Hasto juga mengenang saat-saat Jokowi hendak dilantik menjadi presiden untuk pertama kalinya, di mana Jokowi meminta arahan ke Megawati saat sesi makan siang usai Jumatan.
“Pada tanggal 17 Oktober 2014, saat itu makan siang habis Jumatan hanya bertiga. Ibu Mega, Pak Jokowi, dan saya. Lalu, Pak Jokowi menanyakan kepada Ibu, ‘Ibu! saya tanggal 20 Oktober nanti akan dilantik, apakah ada arahan dari ibu?’,” kata Hasto sambil menirukan perkataan Jokowi.
“Lalu, Ibu mengatakan karena suasana akrab sambil makan, Ibu bilang begini, ‘Dek! Ini pesan dari bapak saya dan juga dari pengalaman saya, jangan lihat Istana dari sisi terangnya, tetapi kenali sisi gelap kekuasaan itu, maka dek Jokowi akan jadi pemimpin’,” kata Hasto memperagakan jawaban Megawati.
Menurut Hasto, kekuasaan bagi Megawati adalah sesuatu yang bisa membuat seseorang terlena, bahkan rela melakukan apa saja untuk mendapatkannya.
“Jadi, dengan apa yang terjadi (saat ini), bukan pada seberapa sakitnya, kami (PDIP) sudah biasa mengalami rasa sakit itu. Ini bagian dari gemblengan-gemblengan sejarah bahwa sakit kami tidak bisa menutup mata,” kata Hasto dengan suara yang mulai bergetar.
Setelah itu, dia tak kuasa menahan tangisannya.
“Kami sangat sedih itu. Ibu Mega itu mengawal Pak Jokowi. Semua, dan kami juga. Saya belum menghitung berapa yang di ranting-ranting itu (kader) ketika bertemu dengan saya, ‘Kenapa bisa seperti ini?’ Saya hanya bisa memberikan penjelasan bahwa manusia bisa berubah oleh sisi-sisi gelap kekuasaan,” kata Hasto dengan terbata-bata.

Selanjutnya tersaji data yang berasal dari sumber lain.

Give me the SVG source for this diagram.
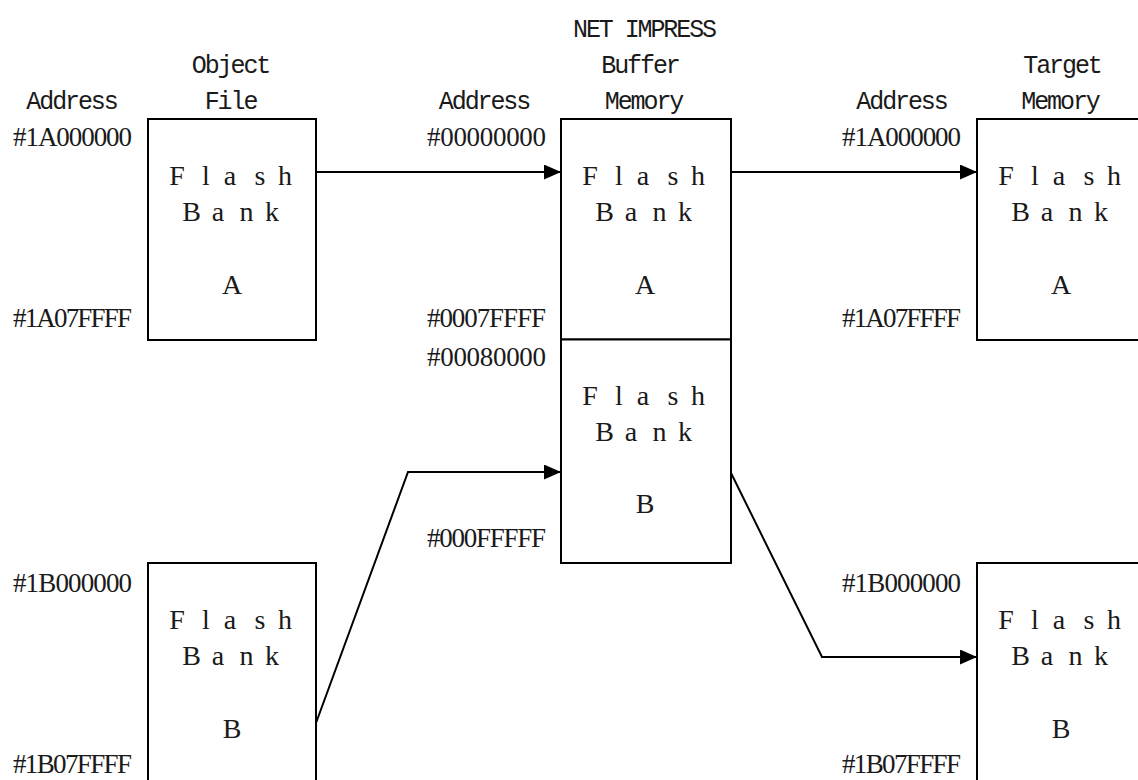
<svg xmlns="http://www.w3.org/2000/svg" width="1138" height="780" viewBox="0 0 1138 780">
<defs>
<style>
.box{fill:#fff;stroke:#000;stroke-width:2}
.hdr{font-family:"Liberation Mono",monospace;font-size:25px;letter-spacing:-2.1px;text-anchor:middle;fill:#1a1a1a}
.hex{font-family:"Liberation Serif",serif;font-size:27px;text-anchor:end;fill:#1a1a1a}
.fl{font-family:"Liberation Serif",serif;font-size:28px;text-anchor:middle;fill:#1a1a1a}
.con{fill:none;stroke:#000;stroke-width:2}
</style>
<marker id="arr" markerWidth="17" markerHeight="15" refX="17" refY="7.5" orient="auto" markerUnits="userSpaceOnUse">
<path d="M0,0 L17,7.5 L0,15 z" fill="#000"/>
</marker>
</defs>
<rect width="1138" height="780" fill="#fff"/>
<g id="headers">
<text class="hdr" x="71.5" y="109">Address</text>
<text class="hdr" x="230.5" y="73">Object</text>
<text class="hdr" x="230.5" y="109">File</text>
<text class="hdr" x="484" y="109">Address</text>
<text class="hdr" x="644" y="37">NET IMPRESS</text>
<text class="hdr" x="640" y="73">Buffer</text>
<text class="hdr" x="643.5" y="109">Memory</text>
<text class="hdr" x="901.5" y="109">Address</text>
<text class="hdr" x="1062" y="73">Target</text>
<text class="hdr" x="1060" y="109">Memory</text>
</g>
<g id="addresses">
<text class="hex" x="132" y="146" textLength="119">#1A000000</text>
<text class="hex" x="132" y="327" textLength="119">#1A07FFFF</text>
<text class="hex" x="132" y="592" textLength="119">#1B000000</text>
<text class="hex" x="132" y="773" textLength="119">#1B07FFFF</text>
<text class="hex" x="546" y="146" textLength="119">#00000000</text>
<text class="hex" x="546" y="327" textLength="119">#0007FFFF</text>
<text class="hex" x="546" y="366" textLength="119">#00080000</text>
<text class="hex" x="546" y="547" textLength="119">#000FFFFF</text>
<text class="hex" x="961" y="146" textLength="119">#1A000000</text>
<text class="hex" x="961" y="327" textLength="119">#1A07FFFF</text>
<text class="hex" x="961" y="592" textLength="119">#1B000000</text>
<text class="hex" x="961" y="773" textLength="119">#1B07FFFF</text>
</g>
<g id="obj-a">
<rect class="box" x="148" y="119" width="168" height="221"/>
<text class="fl" y="185" x="177 206 230 260 285">Flash</text>
<text class="fl" y="221" x="191.5 218 246.5 272">Bank</text>
<text class="fl" y="294" x="232">A</text>
</g>
<g id="obj-b">
<rect class="box" x="148" y="563" width="168" height="240"/>
<text class="fl" y="629" x="177 206 230 260 285">Flash</text>
<text class="fl" y="665" x="191.5 218 246.5 272">Bank</text>
<text class="fl" y="738" x="232">B</text>
</g>
<g id="buf-a">
<rect class="box" x="561" y="119" width="170" height="220.5"/>
<text class="fl" y="185" x="590 619 643 673 698">Flash</text>
<text class="fl" y="221" x="604.5 631 659.5 685">Bank</text>
<text class="fl" y="294" x="645">A</text>
</g>
<g id="buf-b">
<rect class="box" x="561" y="339.5" width="170" height="223.5"/>
<text class="fl" y="405" x="590 619 643 673 698">Flash</text>
<text class="fl" y="441" x="604.5 631 659.5 685">Bank</text>
<text class="fl" y="513" x="645">B</text>
</g>
<g id="tgt-a">
<rect class="box" x="977" y="119" width="180" height="221"/>
<text class="fl" y="185" x="1006 1035 1059 1089 1114">Flash</text>
<text class="fl" y="221" x="1020.5 1047 1075.5 1101">Bank</text>
<text class="fl" y="294" x="1061">A</text>
</g>
<g id="tgt-b">
<rect class="box" x="977" y="563" width="180" height="240"/>
<text class="fl" y="629" x="1006 1035 1059 1089 1114">Flash</text>
<text class="fl" y="665" x="1020.5 1047 1075.5 1101">Bank</text>
<text class="fl" y="738" x="1061">B</text>
</g>
<g id="connectors">
<path class="con" d="M316,172 H561" marker-end="url(#arr)"/>
<path class="con" d="M731,172 H977" marker-end="url(#arr)"/>
<path class="con" d="M316,723 L408,472 H561" marker-end="url(#arr)"/>
<path class="con" d="M731,473 L822,657 H977" marker-end="url(#arr)"/>
</g>
</svg>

Namun, bagi Hasto, yang paling penting bukan meratapi, tetapi bagaimana cita-cita bangsa yang dibangun dengan tumpahan air mata tidak boleh diselewengkan hanya karena suatu ambisi, seperti pada kasus putusan MK.
Hasto mengaku, PDIP masih mencintai Jokowi sebagai presiden. PDIP memiliki tugas untuk mengantarkan pemerintahan Jokowi hingga masa akhir jabatannya pada 2024.